Вся эта пока еще не очень ясная читателю цепь событий началась с того, что к концу второй недели работы над портретом Майка, я начала замечать у себя признаки слепоты, не буквальной, когда просто лишаешься зрения, а сильных головных болей, приводивших меня к головокружению и тошноте. Все это объяснялось яркостью освещения и сильно мешало работе.
Всю жизнь я отличалась прекрасным зрением, характерным для всей моей семьи. Один из моих предков, наиболее почитаемый на моей родне, отлично читал без помощи очков, достигнув почти столетнего возраста. Мне самой часто и по многу дней кряду приходилось напрягать зрение по 10–16 часов в день, но я никогда не знала иной усталости, кроме как в ногах. Хрусталики моих глаз были первоклассного качества, но глаза переутомились напряженным рассматриванием холста, который всегда стоял в тени в то время, как приходилось смотреть на предмет или модель, находившиеся если не на солнце, то среди ярко освещенных вещей. Совершенно ясно, что надевать во время работы темные очки я не могла. Единственное, что оставалось делать — устраивать перерывы, но это очень тормозило работу. Менее всего я предполагала, что глаза станут помехой нашей деятельности. Лишившись возможности пользоваться глазами, мы, как экспедиция, прекратили бы свое существование в момент, когда еще и наполовину не выполнили нашей задачи.

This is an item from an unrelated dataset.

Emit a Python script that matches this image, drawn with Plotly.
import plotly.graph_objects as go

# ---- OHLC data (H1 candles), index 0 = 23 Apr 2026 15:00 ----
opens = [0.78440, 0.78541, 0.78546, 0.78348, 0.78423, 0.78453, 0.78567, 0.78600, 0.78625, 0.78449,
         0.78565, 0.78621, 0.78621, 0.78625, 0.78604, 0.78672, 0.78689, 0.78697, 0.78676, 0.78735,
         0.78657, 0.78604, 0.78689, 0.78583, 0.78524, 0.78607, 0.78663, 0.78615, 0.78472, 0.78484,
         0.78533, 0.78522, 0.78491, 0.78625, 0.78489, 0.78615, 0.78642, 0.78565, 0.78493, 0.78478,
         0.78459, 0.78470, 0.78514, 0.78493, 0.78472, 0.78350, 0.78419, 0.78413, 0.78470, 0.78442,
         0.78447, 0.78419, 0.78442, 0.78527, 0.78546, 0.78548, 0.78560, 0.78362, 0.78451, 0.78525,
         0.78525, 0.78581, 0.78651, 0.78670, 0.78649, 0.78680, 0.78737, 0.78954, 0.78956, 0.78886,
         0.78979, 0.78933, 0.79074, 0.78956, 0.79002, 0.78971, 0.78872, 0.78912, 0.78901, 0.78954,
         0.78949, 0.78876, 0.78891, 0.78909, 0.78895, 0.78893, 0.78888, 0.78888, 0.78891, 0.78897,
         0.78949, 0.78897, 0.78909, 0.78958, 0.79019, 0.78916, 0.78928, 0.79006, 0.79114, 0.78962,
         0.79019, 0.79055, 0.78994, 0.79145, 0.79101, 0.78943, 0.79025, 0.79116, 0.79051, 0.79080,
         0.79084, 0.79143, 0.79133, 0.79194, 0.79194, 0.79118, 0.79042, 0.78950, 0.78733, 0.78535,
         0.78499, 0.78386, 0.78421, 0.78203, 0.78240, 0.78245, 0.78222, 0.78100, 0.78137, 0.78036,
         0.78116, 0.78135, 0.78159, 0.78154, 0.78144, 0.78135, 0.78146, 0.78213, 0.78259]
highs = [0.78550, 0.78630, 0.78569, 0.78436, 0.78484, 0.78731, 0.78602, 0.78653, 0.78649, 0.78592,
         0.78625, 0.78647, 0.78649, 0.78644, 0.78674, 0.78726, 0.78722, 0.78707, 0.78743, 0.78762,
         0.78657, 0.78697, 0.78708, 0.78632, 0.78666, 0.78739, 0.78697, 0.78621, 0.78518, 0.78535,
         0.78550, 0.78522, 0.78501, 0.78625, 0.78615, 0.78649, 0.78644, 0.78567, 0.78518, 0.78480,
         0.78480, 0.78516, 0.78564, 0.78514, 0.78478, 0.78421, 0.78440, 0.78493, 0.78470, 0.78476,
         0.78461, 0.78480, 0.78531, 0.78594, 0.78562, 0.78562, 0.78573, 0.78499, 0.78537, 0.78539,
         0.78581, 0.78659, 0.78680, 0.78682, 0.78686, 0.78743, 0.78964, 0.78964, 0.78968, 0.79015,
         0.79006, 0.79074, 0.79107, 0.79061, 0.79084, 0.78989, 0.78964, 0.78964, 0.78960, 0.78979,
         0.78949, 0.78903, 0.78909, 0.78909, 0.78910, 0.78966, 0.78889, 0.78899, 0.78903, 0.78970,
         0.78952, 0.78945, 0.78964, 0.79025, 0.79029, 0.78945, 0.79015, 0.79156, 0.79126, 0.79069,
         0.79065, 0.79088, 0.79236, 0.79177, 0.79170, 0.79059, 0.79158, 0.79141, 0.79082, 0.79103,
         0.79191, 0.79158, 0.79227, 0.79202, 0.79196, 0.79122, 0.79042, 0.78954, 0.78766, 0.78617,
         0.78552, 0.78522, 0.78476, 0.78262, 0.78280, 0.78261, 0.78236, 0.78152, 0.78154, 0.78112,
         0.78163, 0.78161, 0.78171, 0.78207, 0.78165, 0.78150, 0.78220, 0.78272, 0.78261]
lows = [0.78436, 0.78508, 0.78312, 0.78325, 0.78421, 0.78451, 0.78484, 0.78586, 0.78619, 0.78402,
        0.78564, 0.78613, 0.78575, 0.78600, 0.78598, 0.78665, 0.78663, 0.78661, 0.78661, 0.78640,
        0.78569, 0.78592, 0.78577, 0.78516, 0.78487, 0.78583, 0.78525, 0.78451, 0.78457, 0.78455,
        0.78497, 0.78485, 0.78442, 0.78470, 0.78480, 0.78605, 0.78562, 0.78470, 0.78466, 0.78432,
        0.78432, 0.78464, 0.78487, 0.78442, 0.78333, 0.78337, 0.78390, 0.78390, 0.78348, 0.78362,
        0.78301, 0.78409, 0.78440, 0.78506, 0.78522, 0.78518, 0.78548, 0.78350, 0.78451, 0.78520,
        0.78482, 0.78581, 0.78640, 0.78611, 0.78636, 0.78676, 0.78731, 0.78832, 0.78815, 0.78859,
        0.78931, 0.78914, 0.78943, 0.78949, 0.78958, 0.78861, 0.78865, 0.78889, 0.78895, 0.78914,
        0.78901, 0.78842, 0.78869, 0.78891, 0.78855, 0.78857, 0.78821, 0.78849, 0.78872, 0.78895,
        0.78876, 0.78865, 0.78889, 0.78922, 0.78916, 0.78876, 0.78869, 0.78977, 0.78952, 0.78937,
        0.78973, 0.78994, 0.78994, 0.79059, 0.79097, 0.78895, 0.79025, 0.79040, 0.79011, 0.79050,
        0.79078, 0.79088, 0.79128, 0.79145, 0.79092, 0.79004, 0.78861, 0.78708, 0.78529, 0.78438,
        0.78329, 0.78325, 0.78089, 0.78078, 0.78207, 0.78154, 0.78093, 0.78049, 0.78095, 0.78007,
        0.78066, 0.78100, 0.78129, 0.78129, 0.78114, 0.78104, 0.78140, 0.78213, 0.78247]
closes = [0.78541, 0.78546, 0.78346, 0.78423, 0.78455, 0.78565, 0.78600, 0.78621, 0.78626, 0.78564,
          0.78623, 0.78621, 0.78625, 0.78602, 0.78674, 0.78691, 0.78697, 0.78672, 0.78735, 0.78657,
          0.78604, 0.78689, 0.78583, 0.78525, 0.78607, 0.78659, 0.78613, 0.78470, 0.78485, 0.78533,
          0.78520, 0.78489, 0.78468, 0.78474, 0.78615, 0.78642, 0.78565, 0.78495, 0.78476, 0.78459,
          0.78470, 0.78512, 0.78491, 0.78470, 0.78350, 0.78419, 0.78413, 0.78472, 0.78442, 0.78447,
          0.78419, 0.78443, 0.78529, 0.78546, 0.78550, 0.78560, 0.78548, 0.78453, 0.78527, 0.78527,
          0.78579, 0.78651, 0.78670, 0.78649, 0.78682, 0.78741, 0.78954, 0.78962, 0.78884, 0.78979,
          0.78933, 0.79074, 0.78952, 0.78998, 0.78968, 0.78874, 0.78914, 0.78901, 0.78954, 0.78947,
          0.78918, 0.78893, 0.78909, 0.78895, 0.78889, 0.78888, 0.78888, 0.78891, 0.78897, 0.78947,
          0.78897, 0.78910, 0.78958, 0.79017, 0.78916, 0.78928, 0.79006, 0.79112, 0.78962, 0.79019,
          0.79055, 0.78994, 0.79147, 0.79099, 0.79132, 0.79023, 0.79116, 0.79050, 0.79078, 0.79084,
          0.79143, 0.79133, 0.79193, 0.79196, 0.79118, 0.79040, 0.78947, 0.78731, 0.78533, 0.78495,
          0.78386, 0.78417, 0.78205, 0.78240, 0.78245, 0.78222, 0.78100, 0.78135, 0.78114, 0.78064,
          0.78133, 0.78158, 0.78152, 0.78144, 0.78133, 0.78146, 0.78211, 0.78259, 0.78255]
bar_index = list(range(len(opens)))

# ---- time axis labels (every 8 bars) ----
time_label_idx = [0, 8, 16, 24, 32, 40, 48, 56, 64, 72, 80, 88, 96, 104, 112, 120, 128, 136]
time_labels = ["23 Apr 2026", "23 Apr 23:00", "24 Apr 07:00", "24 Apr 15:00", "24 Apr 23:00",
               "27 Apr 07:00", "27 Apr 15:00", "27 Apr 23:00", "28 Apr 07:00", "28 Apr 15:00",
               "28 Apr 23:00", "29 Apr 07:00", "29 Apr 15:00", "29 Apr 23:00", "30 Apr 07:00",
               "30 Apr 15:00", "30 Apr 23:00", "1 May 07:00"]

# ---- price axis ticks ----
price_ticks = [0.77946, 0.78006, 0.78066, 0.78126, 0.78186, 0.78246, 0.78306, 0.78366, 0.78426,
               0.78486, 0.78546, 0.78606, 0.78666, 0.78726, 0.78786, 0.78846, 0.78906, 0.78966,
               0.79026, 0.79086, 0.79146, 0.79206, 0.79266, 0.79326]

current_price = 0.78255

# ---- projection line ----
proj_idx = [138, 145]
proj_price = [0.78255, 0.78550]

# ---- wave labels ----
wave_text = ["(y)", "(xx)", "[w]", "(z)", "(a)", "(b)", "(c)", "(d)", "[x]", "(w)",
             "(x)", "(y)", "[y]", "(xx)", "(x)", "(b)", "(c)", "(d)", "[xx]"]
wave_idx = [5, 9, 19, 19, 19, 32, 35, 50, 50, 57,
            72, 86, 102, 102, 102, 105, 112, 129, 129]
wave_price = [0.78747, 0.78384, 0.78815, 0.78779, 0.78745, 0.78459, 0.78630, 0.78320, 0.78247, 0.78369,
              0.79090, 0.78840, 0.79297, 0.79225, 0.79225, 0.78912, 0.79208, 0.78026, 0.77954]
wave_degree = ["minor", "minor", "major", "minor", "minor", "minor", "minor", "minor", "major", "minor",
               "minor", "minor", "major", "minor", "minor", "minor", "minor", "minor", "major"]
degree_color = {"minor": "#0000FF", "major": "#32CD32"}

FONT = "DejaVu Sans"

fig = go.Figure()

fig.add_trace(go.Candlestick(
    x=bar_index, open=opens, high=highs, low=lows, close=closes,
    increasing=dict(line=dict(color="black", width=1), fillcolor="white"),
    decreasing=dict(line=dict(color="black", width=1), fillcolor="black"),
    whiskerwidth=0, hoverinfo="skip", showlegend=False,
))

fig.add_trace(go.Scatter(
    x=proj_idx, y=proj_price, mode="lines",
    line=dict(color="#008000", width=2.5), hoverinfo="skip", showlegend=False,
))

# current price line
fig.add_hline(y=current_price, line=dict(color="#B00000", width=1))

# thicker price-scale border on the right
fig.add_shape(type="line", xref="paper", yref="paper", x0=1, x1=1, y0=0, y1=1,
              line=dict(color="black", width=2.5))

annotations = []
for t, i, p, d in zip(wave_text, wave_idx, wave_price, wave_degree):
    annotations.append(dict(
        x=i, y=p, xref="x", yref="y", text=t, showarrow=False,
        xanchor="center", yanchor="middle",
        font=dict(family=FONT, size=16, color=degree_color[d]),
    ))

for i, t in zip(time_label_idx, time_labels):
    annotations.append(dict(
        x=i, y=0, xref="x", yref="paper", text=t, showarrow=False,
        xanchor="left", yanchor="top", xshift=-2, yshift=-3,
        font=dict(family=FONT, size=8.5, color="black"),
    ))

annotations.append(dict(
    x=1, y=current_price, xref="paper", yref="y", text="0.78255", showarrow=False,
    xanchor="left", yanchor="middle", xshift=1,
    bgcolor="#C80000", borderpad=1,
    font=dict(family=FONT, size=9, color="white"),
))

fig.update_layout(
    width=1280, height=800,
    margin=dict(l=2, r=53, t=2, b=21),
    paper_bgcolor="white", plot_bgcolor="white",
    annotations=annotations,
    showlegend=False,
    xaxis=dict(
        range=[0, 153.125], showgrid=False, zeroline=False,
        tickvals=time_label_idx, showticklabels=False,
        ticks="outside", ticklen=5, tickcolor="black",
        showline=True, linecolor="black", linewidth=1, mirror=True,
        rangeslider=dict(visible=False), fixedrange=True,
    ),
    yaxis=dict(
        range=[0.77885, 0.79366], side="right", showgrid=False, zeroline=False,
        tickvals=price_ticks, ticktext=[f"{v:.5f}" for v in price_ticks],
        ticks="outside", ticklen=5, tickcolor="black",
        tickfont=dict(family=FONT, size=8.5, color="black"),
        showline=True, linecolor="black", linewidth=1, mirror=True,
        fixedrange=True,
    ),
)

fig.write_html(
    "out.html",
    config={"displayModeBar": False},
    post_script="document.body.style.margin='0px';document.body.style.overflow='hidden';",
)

Теперь мы зачастую оставались в Сеги, где я в отчаянии подолгу массировала глаза, прикладывая ладони к векам и проделывая руками вращательное движение. Массаж помогал до того момента, пока я не начинала писать. Несколько дней подряд я работала сеансами по тридцать минут, после чего полчаса отдыхала. Такой метод был проверкой возможности рисовать по расписанию, но ни один художник не в состоянии писать с перерывами через каждые тридцать минут. Что касается моделей, то, увидев меня лежащей с закрытыми глазами, то есть по их понятию «спящей», они уходили восвояси и больше не возвращались.